While the criticisms often get heard more, for every program or provider someone hated, you can find someone else who’s a raving fan. I never want to paint with broad strokes about any one thing being absolutely bad or good. Because it varies by user. Especially because even what we personally perceive from a sales page can vary greatly depending on the person reading it.
However, while the world of online micro business has given me outcomes I could barely dream of even just a decade ago, I also know it’s unfair of me to put an expectation on myself or anyone else that I’d become wildly wealthy, rather quickly, in just a handful of working hours each week.
Especially for the low, low price of $2,997! (If someone is promising a lucrative, ultra part time, laptop lifestyle business and all you need are there 3 simple steps, do you honestly think they wouldn’t be selling that for way more money?!)
I think it’s important to recognize that if these outcomes were truly so simple, it would be a reality for a lot more people.

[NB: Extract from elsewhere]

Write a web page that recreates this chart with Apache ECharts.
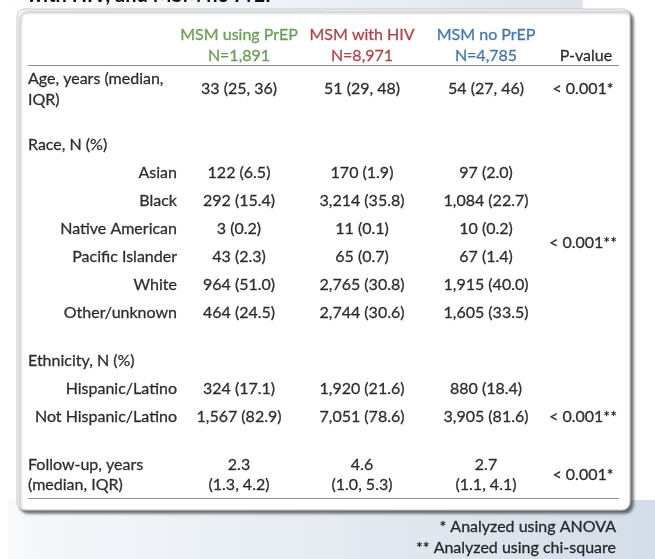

I understand why it’s so seductive though, and why we want so badly to believe in it. In my younger years when money was super tight I desperately wanted to believe it was true too. Living under the grind of capitalism, especially in a country like America where there as so few social safety nets, it feels hopeful to imagine less personal economic suffering. And I tried my hand at a lot of things that were “too good to be true,” but secretly hoped they weren’t.
The reality is that it’s never really one thing that’s the catalyst for whether your business is successful or not. Businesses, and business owners, require a lot of different kinds of support for long term success. Not just technical or strategic either. It can be so emotionally draining, and that alone can cause people to stall out or quit entirely if they don’t have the right support for those specific needs.
It IS possible to have a thriving business that’s simple, enjoyable, fulfilling, and doesn’t lead to burnout. But it can only happen when we’re honest about our current situation, our limitations, our needs, and our desires. Because from that place you can create a better, more aligned success plan that might be a tad slower but is infinitely more regenerative.
Believe me, I’m all for dreaming big though too. I think we vastly underestimate ourselves and sell ourselves short on the regular. So I don’t believe the way to make positive change here is to throw our hands in the air and merely settle for whatever crumbs come our way.
But I think we can give ourselves the gift of less personal suffering by acknowledging that good things take time, that un-rushing is a skill to practice, and desires are a beautiful thing, but they aren’t the same as expectations.
Expectations, when rooted solely in wishful thinking, can be one of the greatest hinderances to the reality you’re trying to create for yourself.
Let’s not exploit ourselves or add to our own suffering. The world around us is providing plenty of that already.